For 2017, the total amount of the claim value up to the Primary Threshold is the Actual Primary Loss amount. (Any remaining amount is Excess.) Prior to 2017, the first $7,000 of a claim's value is the Actual Primary Loss amount. Claims under $2,001 are grouped together to save space on the form. Actual Primary Losses are totaled and this figure is subtracted from the Actual Losses to determine the Actual Excess amount.
Actual Excess Losses is the difference between the Actual Losses and the Actual Primary Losses. Actual Excess amounts represent the portion of your claims that exceed the Actual Primary Losses.
Various expected and actual loss columns are totaled. These amounts represent the totals for the experience period and will be used in the experience modification calculation.
The bottom portion of the worksheet shows the experience rating formula with each of the values necessary to complete the calculation. For multi-page worksheets, the calculation is shown only on the final page.
The weight given to Actual Primary Losses in the experience modification calculation. It is a function of Total Expected Losses and is subject to change yearly. Credibility Primary values can be found in the Publications and Filings section of the WCIRB website.
The weight given to Actual Excess Losses in the experience modification calculation. It is a function of Total Expected Losses and is subject to change yearly. Credibility Excess values can be found in the Publications and Filings section of the WCIRB website.

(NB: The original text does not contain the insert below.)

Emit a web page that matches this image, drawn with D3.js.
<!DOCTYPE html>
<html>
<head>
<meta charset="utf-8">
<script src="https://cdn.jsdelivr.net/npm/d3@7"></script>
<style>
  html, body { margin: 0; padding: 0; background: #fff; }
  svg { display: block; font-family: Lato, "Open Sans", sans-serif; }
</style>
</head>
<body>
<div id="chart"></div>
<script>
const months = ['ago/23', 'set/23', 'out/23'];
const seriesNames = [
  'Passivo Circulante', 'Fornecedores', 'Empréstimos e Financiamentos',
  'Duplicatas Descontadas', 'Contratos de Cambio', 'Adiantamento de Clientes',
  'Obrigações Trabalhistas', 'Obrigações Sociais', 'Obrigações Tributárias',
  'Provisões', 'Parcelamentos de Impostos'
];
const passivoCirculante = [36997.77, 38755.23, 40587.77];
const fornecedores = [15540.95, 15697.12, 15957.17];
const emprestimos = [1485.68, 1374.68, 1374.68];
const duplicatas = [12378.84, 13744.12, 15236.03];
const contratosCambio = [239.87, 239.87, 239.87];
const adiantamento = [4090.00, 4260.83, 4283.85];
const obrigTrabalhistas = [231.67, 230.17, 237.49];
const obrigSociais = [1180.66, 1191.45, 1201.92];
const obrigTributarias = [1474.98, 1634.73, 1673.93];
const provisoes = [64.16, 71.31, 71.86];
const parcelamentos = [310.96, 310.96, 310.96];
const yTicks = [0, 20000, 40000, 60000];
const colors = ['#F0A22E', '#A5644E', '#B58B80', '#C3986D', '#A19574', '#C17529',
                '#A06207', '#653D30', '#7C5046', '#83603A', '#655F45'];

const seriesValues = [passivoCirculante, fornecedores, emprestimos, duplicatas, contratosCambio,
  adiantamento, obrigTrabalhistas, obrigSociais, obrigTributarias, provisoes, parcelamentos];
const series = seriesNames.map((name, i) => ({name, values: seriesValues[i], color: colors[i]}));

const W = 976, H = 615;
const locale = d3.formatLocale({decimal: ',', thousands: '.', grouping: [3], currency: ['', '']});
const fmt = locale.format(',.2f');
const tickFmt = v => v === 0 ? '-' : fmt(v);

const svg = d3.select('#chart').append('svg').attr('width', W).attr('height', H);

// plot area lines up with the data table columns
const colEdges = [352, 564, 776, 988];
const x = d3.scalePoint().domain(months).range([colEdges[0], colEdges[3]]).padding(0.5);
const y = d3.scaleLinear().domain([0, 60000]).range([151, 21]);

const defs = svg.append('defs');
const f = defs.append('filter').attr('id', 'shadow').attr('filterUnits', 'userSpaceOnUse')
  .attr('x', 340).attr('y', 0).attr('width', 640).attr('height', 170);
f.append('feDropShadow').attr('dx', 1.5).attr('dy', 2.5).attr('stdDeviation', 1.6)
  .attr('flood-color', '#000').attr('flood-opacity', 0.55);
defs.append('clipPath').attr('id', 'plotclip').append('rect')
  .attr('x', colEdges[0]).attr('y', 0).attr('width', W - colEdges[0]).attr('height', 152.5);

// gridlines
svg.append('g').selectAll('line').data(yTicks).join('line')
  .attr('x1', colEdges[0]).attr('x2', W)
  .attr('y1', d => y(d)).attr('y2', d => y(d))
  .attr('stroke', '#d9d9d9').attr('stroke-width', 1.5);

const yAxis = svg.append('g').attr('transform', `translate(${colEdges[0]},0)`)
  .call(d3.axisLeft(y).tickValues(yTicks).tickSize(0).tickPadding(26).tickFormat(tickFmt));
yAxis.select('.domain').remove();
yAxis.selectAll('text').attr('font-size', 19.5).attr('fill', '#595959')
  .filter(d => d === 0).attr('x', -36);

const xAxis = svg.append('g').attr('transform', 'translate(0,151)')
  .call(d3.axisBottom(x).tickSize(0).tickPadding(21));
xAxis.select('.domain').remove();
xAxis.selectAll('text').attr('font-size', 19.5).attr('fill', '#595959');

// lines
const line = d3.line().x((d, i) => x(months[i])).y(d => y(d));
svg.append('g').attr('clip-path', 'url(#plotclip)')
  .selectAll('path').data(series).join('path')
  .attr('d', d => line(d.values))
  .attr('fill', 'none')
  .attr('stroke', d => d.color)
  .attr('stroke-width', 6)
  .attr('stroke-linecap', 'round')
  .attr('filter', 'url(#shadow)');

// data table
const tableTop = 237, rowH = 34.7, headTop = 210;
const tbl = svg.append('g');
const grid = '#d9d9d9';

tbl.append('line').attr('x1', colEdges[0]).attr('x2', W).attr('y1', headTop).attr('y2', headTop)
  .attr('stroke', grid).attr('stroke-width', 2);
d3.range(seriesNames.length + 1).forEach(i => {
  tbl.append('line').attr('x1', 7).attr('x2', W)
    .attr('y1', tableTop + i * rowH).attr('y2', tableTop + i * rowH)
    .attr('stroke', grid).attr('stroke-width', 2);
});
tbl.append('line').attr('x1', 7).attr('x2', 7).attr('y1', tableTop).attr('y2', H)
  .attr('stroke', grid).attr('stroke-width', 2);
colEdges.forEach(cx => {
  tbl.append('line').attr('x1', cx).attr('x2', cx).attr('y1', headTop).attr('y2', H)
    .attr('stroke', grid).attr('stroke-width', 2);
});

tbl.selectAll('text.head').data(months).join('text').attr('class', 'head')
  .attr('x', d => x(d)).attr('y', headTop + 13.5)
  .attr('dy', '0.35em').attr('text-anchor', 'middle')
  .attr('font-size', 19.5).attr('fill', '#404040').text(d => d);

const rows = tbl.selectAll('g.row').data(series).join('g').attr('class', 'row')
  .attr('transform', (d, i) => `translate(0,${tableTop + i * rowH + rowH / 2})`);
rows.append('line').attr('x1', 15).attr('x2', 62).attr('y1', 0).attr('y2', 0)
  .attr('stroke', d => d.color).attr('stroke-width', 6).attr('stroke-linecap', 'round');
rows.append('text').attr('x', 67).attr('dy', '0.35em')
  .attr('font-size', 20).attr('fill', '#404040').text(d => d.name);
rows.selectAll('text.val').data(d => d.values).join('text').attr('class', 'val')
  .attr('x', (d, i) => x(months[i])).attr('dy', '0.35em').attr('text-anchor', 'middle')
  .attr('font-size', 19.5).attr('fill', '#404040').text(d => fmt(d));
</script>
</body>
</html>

This is the experience modification that is the product of the experience rating calculation shown on the form. It is effective as of the Effective Date shown at the top of the worksheet.
The Loss-Free Rating is the experience modification that would have been calculated if $0 (zero) actual losses were incurred during the experience period. This hypothetical rating calculation is provided for informational purposes only.